## Start LISTED RECORDS

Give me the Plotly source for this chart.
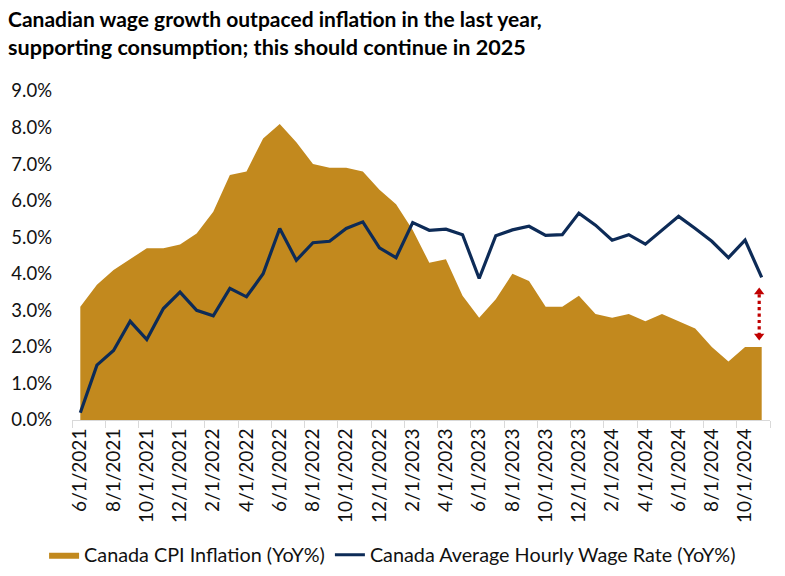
import plotly.graph_objects as go

months = [
    "6/1/2021", "7/1/2021", "8/1/2021", "9/1/2021", "10/1/2021", "11/1/2021", "12/1/2021",
    "1/1/2022", "2/1/2022", "3/1/2022", "4/1/2022", "5/1/2022", "6/1/2022", "7/1/2022",
    "8/1/2022", "9/1/2022", "10/1/2022", "11/1/2022", "12/1/2022",
    "1/1/2023", "2/1/2023", "3/1/2023", "4/1/2023", "5/1/2023", "6/1/2023", "7/1/2023",
    "8/1/2023", "9/1/2023", "10/1/2023", "11/1/2023", "12/1/2023",
    "1/1/2024", "2/1/2024", "3/1/2024", "4/1/2024", "5/1/2024", "6/1/2024", "7/1/2024",
    "8/1/2024", "9/1/2024", "10/1/2024", "11/1/2024",
]

cpi = [
    3.1, 3.7, 4.1, 4.4, 4.7, 4.7, 4.8,
    5.1, 5.7, 6.7, 6.8, 7.7, 8.1, 7.6,
    7.0, 6.9, 6.9, 6.8, 6.3,
    5.9, 5.2, 4.3, 4.4, 3.4, 2.8, 3.3,
    4.0, 3.8, 3.1, 3.1, 3.4,
    2.9, 2.8, 2.9, 2.7, 2.9, 2.7, 2.5,
    2.0, 1.6, 2.0, 2.0,
]

wages = [
    0.2, 1.5, 1.9, 2.7, 2.2, 3.05, 3.5,
    3.0, 2.85, 3.6, 3.37, 4.0, 5.24, 4.37,
    4.85, 4.89, 5.24, 5.42, 4.71,
    4.44, 5.40, 5.19, 5.22, 5.07, 3.87, 5.04,
    5.2, 5.3, 5.05, 5.07, 5.66,
    5.33, 4.92, 5.07, 4.81, 5.19, 5.57, 5.24,
    4.89, 4.44, 4.92, 3.9,
]

y_ticks = [0, 1, 2, 3, 4, 5, 6, 7, 8, 9]
y_tick_labels = ["0.0%", "1.0%", "2.0%", "3.0%", "4.0%", "5.0%", "6.0%", "7.0%", "8.0%", "9.0%"]

gap_arrow_pos = 40.85
gap_arrow_y = [2.3, 3.5]

title_lines = [
    "Canadian wage growth outpaced inflation in the last year,",
    "supporting consumption; this should continue in 2025",
]

GOLD = "#C2891E"
NAVY = "#0D2B57"
RED = "#C00000"
FONT = "Lato"
TXT = "#111111"

fig = go.Figure()

fig.add_trace(go.Scatter(
    x=months, y=cpi, name="Canada CPI Inflation (YoY%)",
    mode="lines", line=dict(width=0, color=GOLD),
    fill="tozeroy", fillcolor=GOLD,
))

fig.add_trace(go.Scatter(
    x=months, y=wages, name="Canada Average Hourly Wage Rate (YoY%)",
    mode="lines", line=dict(width=3.2, color=NAVY),
))

# dotted double-headed arrow (gap indicator), on an overlaying numeric axis
fig.add_trace(go.Scatter(
    xaxis="x2", x=[gap_arrow_pos, gap_arrow_pos], y=gap_arrow_y,
    mode="lines+markers", showlegend=False, hoverinfo="skip",
    line=dict(color=RED, width=3.2, dash="dot"),
    marker=dict(symbol=["triangle-down", "triangle-up"], size=9, color=RED),
))

fig.update_layout(
    width=785, height=576,
    margin=dict(l=72, r=15, t=91, b=156, autoexpand=False),
    paper_bgcolor="white", plot_bgcolor="white",
    font=dict(family=FONT, color=TXT),
    showlegend=True,
    legend=dict(
        orientation="h", x=-0.04, xanchor="left", y=-0.41, yanchor="middle",
        font=dict(size=19.8, family=FONT, color=TXT),
        itemwidth=30, tracegroupgap=0,
    ),
    xaxis=dict(
        type="category",
        range=[-0.5, 41.5],
        tickmode="linear", tick0=0, dtick=2,
        tickson="boundaries",
        ticks="outside", ticklen=7, tickcolor="#D9D9D9", tickwidth=1,
        showline=True, linecolor="#D9D9D9", linewidth=1,
        showgrid=False, zeroline=False, automargin=False,
        tickangle=-90,
        tickfont=dict(size=19, family=FONT, color=TXT),
    ),
    xaxis2=dict(
        overlaying="x", range=[-0.5, 41.5], visible=False,
    ),
    yaxis=dict(
        range=[0, 9], tickmode="array", tickvals=y_ticks, ticktext=y_tick_labels,
        showgrid=False, zeroline=False, showline=False, ticks="",
        ticklabelstandoff=19, automargin=False,
        tickfont=dict(size=18.5, family=FONT, color=TXT),
    ),
)

title_y_px = [18, 47]
title_sizes = [21, 21.6]
for line, ypx, sz in zip(title_lines, title_y_px, title_sizes):
    fig.add_annotation(
        text="<b>" + line + "</b>", xref="paper", yref="paper",
        x=(6 - 72) / 698, xanchor="left",
        y=(576 - 156 - ypx) / 329, yanchor="middle",
        showarrow=False,
        font=dict(size=sz, family=FONT, color="#000000"),
    )

fig.write_html("out.html")
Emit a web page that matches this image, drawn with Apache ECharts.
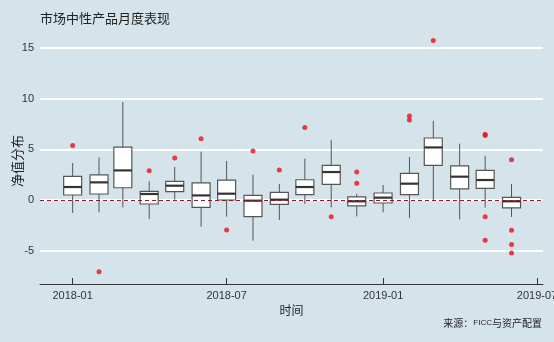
<!DOCTYPE html>
<html>
<head>
<meta charset="utf-8">
<script src="https://cdn.jsdelivr.net/npm/echarts@6/dist/echarts.min.js"></script>
<style>
  html, body { margin: 0; padding: 0; background: #d5e4eb; }
  #chart { width: 554px; height: 342px; }
</style>
</head>
<body>
<div id="chart"></div>
<script>
// 每月净值分布（箱线图数据，读自原图）
var months = ['2018-01', '2018-02', '2018-03', '2018-04', '2018-05', '2018-06',
  '2018-07', '2018-08', '2018-09', '2018-10', '2018-11', '2018-12',
  '2019-01', '2019-02', '2019-03', '2019-04', '2019-05', '2019-06'];
var lowWhisker  = [-1.28, -1.22, -0.73, -1.88, 0.03, -2.64, -1.65, -4.02, -1.97, -0.40, -0.73, -1.62, -1.22, -1.78, 0.00, -1.92, -0.76, -1.68];
var q1          = [0.49, 0.59, 1.21, -0.40, 0.82, -0.73, 0.00, -1.65, -0.43, 0.52, 1.54, -0.59, -0.30, 0.52, 3.42, 1.09, 1.15, -0.79];
var medians     = [1.28, 1.74, 2.92, 0.59, 1.41, 0.45, 0.62, -0.07, 0.03, 1.28, 2.76, -0.13, 0.23, 1.61, 5.19, 2.30, 1.97, -0.13];
var q3          = [2.33, 2.47, 5.23, 0.85, 1.84, 1.68, 1.97, 0.45, 0.75, 2.00, 3.42, 0.30, 0.69, 2.63, 6.12, 3.36, 2.92, 0.26];
var highWhisker = [3.65, 4.20, 9.67, 1.84, 3.26, 4.77, 3.85, 2.50, 1.58, 4.08, 5.95, 0.62, 1.48, 4.24, 7.83, 5.56, 4.37, 1.58];

// 离群点
var outlierMonths = ['2018-01', '2018-02', '2018-04', '2018-05', '2018-06', '2018-07', '2018-08', '2018-09',
  '2018-10', '2018-11', '2018-12', '2018-12', '2019-02', '2019-02', '2019-03',
  '2019-05', '2019-05', '2019-05', '2019-05', '2019-06', '2019-06', '2019-06', '2019-06'];
var outlierValues = [5.39, -7.10, 2.89, 4.14, 6.05, -2.96, 4.84, 2.96,
  7.17, -1.65, 2.76, 1.64, 8.29, 7.90, 15.76,
  6.50, 6.38, -1.65, -3.99, 3.98, -3.00, -4.41, -5.23];

var xTickLabels = ['2018-01', '2018-07', '2019-01', '2019-07'];

function monthTime(m) {
  var p = m.split('-');
  return Date.UTC(+p[0], +p[1] - 1, 1);
}

var boxData = months.map(function (m, i) {
  return [monthTime(m), lowWhisker[i], q1[i], medians[i], q3[i], highWhisker[i]];
});
var outlierData = outlierMonths.map(function (m, i) {
  return [monthTime(m), outlierValues[i]];
});

var boxW = 18;

function renderBox(params, api) {
  var x = api.value(0);
  var lo = api.coord([x, api.value(1)]);
  var b1 = api.coord([x, api.value(2)]);
  var md = api.coord([x, api.value(3)]);
  var b3 = api.coord([x, api.value(4)]);
  var hi = api.coord([x, api.value(5)]);
  return {
    type: 'group',
    children: [
      { type: 'line', shape: { x1: lo[0], y1: lo[1], x2: b1[0], y2: b1[1] }, style: { stroke: '#555', lineWidth: 1 } },
      { type: 'line', shape: { x1: b3[0], y1: b3[1], x2: hi[0], y2: hi[1] }, style: { stroke: '#555', lineWidth: 1 } },
      { type: 'rect', shape: { x: b3[0] - boxW / 2, y: b3[1], width: boxW, height: b1[1] - b3[1] },
        style: { fill: '#fff', stroke: '#555', lineWidth: 1.2 } },
      { type: 'line', shape: { x1: md[0] - boxW / 2, y1: md[1], x2: md[0] + boxW / 2, y2: md[1] },
        style: { stroke: '#333', lineWidth: 2.2 } }
    ]
  };
}

var DAY = 86400000;
var latinCjk = '"Liberation Sans", "Noto Sans CJK SC", sans-serif';
var myChart = echarts.init(document.getElementById('chart'));
myChart.setOption({
  backgroundColor: '#d5e4eb',
  animation: false,
  textStyle: { fontFamily: latinCjk },
  title: {
    text: '市场中性产品月度表现',
    left: 35,
    top: 8,
    textStyle: { fontSize: 13, fontWeight: 'normal', color: '#222', fontFamily: latinCjk }
  },
  grid: { left: 40, right: 11, top: 38, bottom: 58, outerBoundsMode: 'none' },
  xAxis: {
    type: 'value',
    min: Date.UTC(2018, 0, 1) - 38.4 * DAY,
    max: Date.UTC(2019, 6, 1) + 7 * DAY,
    name: '时间',
    nameLocation: 'middle',
    nameGap: 20,
    nameTextStyle: { fontSize: 12, color: '#222' },
    axisLine: { onZero: false, lineStyle: { color: '#333', width: 1 } },
    axisTick: {
      inside: true,
      length: 6,
      lineStyle: { color: '#333' },
      customValues: xTickLabels.map(monthTime)
    },
    axisLabel: {
      fontSize: 11,
      color: '#333',
      margin: 6,
      customValues: xTickLabels.map(monthTime),
      formatter: function (v) {
        var d = new Date(v);
        var mm = d.getUTCMonth() + 1;
        return d.getUTCFullYear() + '-' + (mm < 10 ? '0' + mm : mm);
      }
    },
    splitLine: { show: false }
  },
  yAxis: {
    type: 'value',
    min: -8.3,
    max: 16,
    name: '净值分布',
    nameLocation: 'middle',
    nameRotate: 90,
    nameGap: 15,
    nameMoveOverlap: false,
    nameTextStyle: { fontSize: 13, color: '#222' },
    axisLine: { show: false },
    axisTick: { show: false },
    axisLabel: { fontSize: 11, color: '#333', margin: 6, showMinLabel: false, showMaxLabel: false },
    splitLine: { show: true, showMinLine: false, showMaxLine: false, lineStyle: { color: '#fff', width: 2 } }
  },
  graphic: [{
    type: 'text',
    right: 12,
    top: 318,
    style: {
      text: '来源：{s|FICC}与资产配置',
      fontSize: 10,
      fill: '#222',
      fontFamily: '"Noto Sans CJK SC", sans-serif',
      rich: { s: { fontSize: 8, fontFamily: '"Liberation Sans", sans-serif', fill: '#222' } }
    }
  }],
  series: [
    {
      type: 'custom',
      renderItem: renderBox,
      data: boxData,
      encode: { x: 0, y: [1, 2, 3, 4, 5] },
      z: 2
    },
    {
      type: 'scatter',
      data: outlierData,
      symbolSize: 5,
      itemStyle: { color: '#e8101a' },
      z: 4,
      markLine: {
        silent: true,
        symbol: 'none',
        label: { show: false },
        lineStyle: { color: '#8b1a2a', type: [4, 3], width: 1 },
        data: [{ yAxis: 0 }]
      }
    }
  ]
});
</script>
</body>
</html>
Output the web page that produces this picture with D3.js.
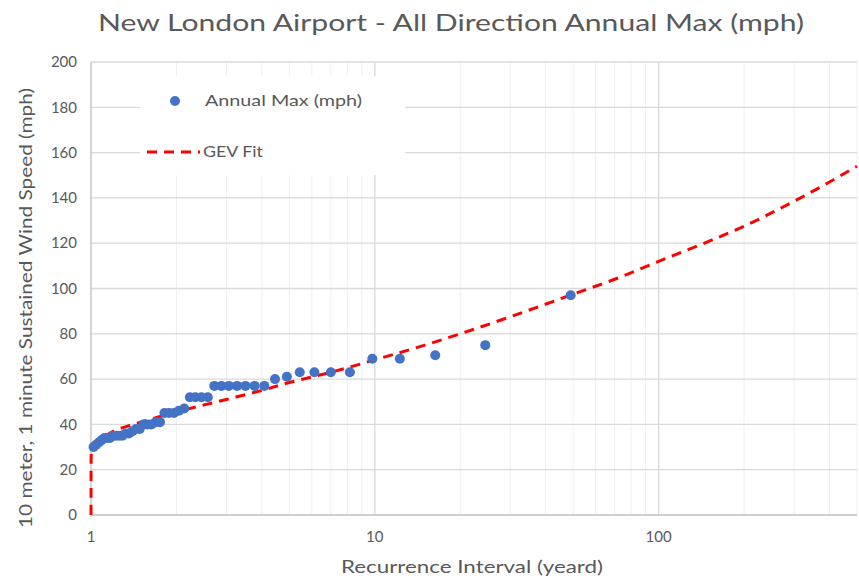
<!DOCTYPE html>
<html>
<head>
<meta charset="utf-8">
<script src="https://cdn.jsdelivr.net/npm/d3@7"></script>
<style>
  html, body { margin: 0; padding: 0; background: #fff; }
  svg { display: block; }
  text { font-family: "Lato", "Open Sans", sans-serif; fill: #595959; }
</style>
</head>
<body>
<svg id="chart" width="859" height="578"></svg>
<script>
// ---- data ----
const title = "New London Airport - All Direction Annual Max (mph)";
const xTitle = "Recurrence Interval (yeard)";
const yTitle = "10 meter, 1 minute Sustained Wind Speed (mph)";
const seriesNames = ["Annual Max (mph)", "GEV Fit"];

// Annual max points: recurrence interval (years) and speed (mph)
const obsT = [49, 24.5, 16.33, 12.25, 9.8, 8.17, 7, 6.125, 5.44, 4.9, 4.45, 4.08,
  3.77, 3.5, 3.27, 3.06, 2.88, 2.72, 2.58, 2.45, 2.33, 2.23, 2.13, 2.04,
  1.96, 1.885, 1.815, 1.75, 1.69, 1.633, 1.581, 1.531, 1.485, 1.441, 1.4, 1.361,
  1.324, 1.289, 1.256, 1.225, 1.195, 1.167, 1.14, 1.114, 1.089, 1.065, 1.043, 1.021];
const obsV = [97, 75, 70.5, 69, 69, 63, 63, 63, 63, 61, 60, 57,
  57, 57, 57, 57, 57, 57, 52, 52, 52, 52, 47, 46,
  45, 45, 45, 41, 41, 40, 40, 40, 38, 38, 37, 36,
  36, 35, 35, 35, 35, 34, 34, 34, 33, 32, 31, 30];

// GEV fit curve
const fitT = [1, 1.001, 1.01, 1.05, 1.1, 1.2, 1.37, 1.5, 2, 3, 4, 5, 7, 10, 15, 20, 30, 50, 75, 100, 150, 200, 300, 400, 500];
const fitV = [0, 26, 29, 32, 34, 37, 39.5, 41, 45.5, 51, 55, 58.5, 63, 68.5, 75, 80, 87.5, 97.5, 105.5, 112, 120.8, 127.5, 138.5, 147, 154];

const xTicks = [1, 10, 100];
const yTicks = [0, 20, 40, 60, 80, 100, 120, 140, 160, 180, 200];
const xMinor = [2,3,4,5,6,7,8,9,20,30,40,50,60,70,80,90,200,300,400,500];

// ---- layout ----
const svg = d3.select("#chart");
const L = 91, R = 857, T = 62, B = 515;
const x = d3.scaleLog().domain([1, 500]).range([L, R]);
const y = d3.scaleLinear().domain([0, 200]).range([B, T]);

// gridlines
svg.append("g").selectAll("line").data(xMinor).join("line")
  .attr("x1", d => x(d)).attr("x2", d => x(d)).attr("y1", T).attr("y2", B)
  .attr("stroke", "#efefef").attr("stroke-width", 1);
svg.append("g").selectAll("line").data([10, 100]).join("line")
  .attr("x1", d => x(d)).attr("x2", d => x(d)).attr("y1", T).attr("y2", B)
  .attr("stroke", "#d9d9d9").attr("stroke-width", 1.3);
svg.append("g").selectAll("line").data(yTicks.slice(1)).join("line")
  .attr("x1", L).attr("x2", R).attr("y1", d => y(d)).attr("y2", d => y(d))
  .attr("stroke", "#d9d9d9").attr("stroke-width", 1.3);

// axes lines
svg.append("line").attr("x1", L).attr("x2", R).attr("y1", B).attr("y2", B)
  .attr("stroke", "#bfbfbf").attr("stroke-width", 1.3);
svg.append("line").attr("x1", L).attr("x2", L).attr("y1", T).attr("y2", B)
  .attr("stroke", "#bfbfbf").attr("stroke-width", 1.3);

// legend background
svg.append("rect").attr("x", 140).attr("y", 76).attr("width", 265).attr("height", 99)
  .attr("fill", "#fff");

// GEV fit line
const fit = fitT.map((t, i) => [t, fitV[i]]);
svg.append("path").datum(fit)
  .attr("d", d3.line().curve(d3.curveMonotoneX).x(d => x(d[0])).y(d => y(d[1])))
  .attr("fill", "none").attr("stroke", "#ff0000").attr("stroke-width", 3)
  .attr("stroke-dasharray", "10,7");

// observed points
const obs = obsT.map((t, i) => [t, obsV[i]]);
svg.append("g").selectAll("circle").data(obs).join("circle")
  .attr("cx", d => x(d[0])).attr("cy", d => y(d[1])).attr("r", 5)
  .attr("fill", "#4472c4");

// tick labels
svg.append("g").selectAll("text").data(yTicks).join("text")
  .attr("x", 77).attr("y", d => y(d)).attr("dy", "0.35em")
  .attr("text-anchor", "end").attr("font-size", 15).text(d => d);
svg.append("g").selectAll("text").data(xTicks).join("text")
  .attr("x", d => x(d)).attr("y", 542)
  .attr("text-anchor", "middle").attr("font-size", 15).text(d => d);

// titles
svg.append("text").attr("x", 451).attr("y", 31).attr("text-anchor", "middle")
  .attr("font-size", 24).attr("textLength", 706).attr("lengthAdjust", "spacingAndGlyphs")
  .text(title);
svg.append("text").attr("x", 472).attr("y", 573).attr("text-anchor", "middle")
  .attr("font-size", 17).attr("textLength", 262).attr("lengthAdjust", "spacingAndGlyphs")
  .text(xTitle);
svg.append("text").attr("transform", "translate(32,308) rotate(-90)")
  .attr("text-anchor", "middle").attr("font-size", 17)
  .attr("textLength", 440).attr("lengthAdjust", "spacingAndGlyphs")
  .text(yTitle);

// legend
svg.append("circle").attr("cx", 175).attr("cy", 101).attr("r", 5).attr("fill", "#4472c4");
svg.append("text").attr("x", 205).attr("y", 101).attr("dy", "0.35em").attr("font-size", 15)
  .attr("textLength", 157).attr("lengthAdjust", "spacingAndGlyphs").text(seriesNames[0]);
svg.append("line").attr("x1", 147).attr("x2", 200).attr("y1", 152).attr("y2", 152)
  .attr("stroke", "#ff0000").attr("stroke-width", 3).attr("stroke-dasharray", "10,7");
svg.append("text").attr("x", 203).attr("y", 152).attr("dy", "0.35em").attr("font-size", 15)
  .attr("textLength", 60).attr("lengthAdjust", "spacingAndGlyphs").text(seriesNames[1]);
</script>
</body>
</html>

## End LISTED RECORDS

EXERCISE BRIEF:
Where a line of the records above holds the word "page", copy that line.

THE REPLY:
Emit a web page that matches this image, drawn with Apache ECharts.
Output the web page that produces this picture with D3.js.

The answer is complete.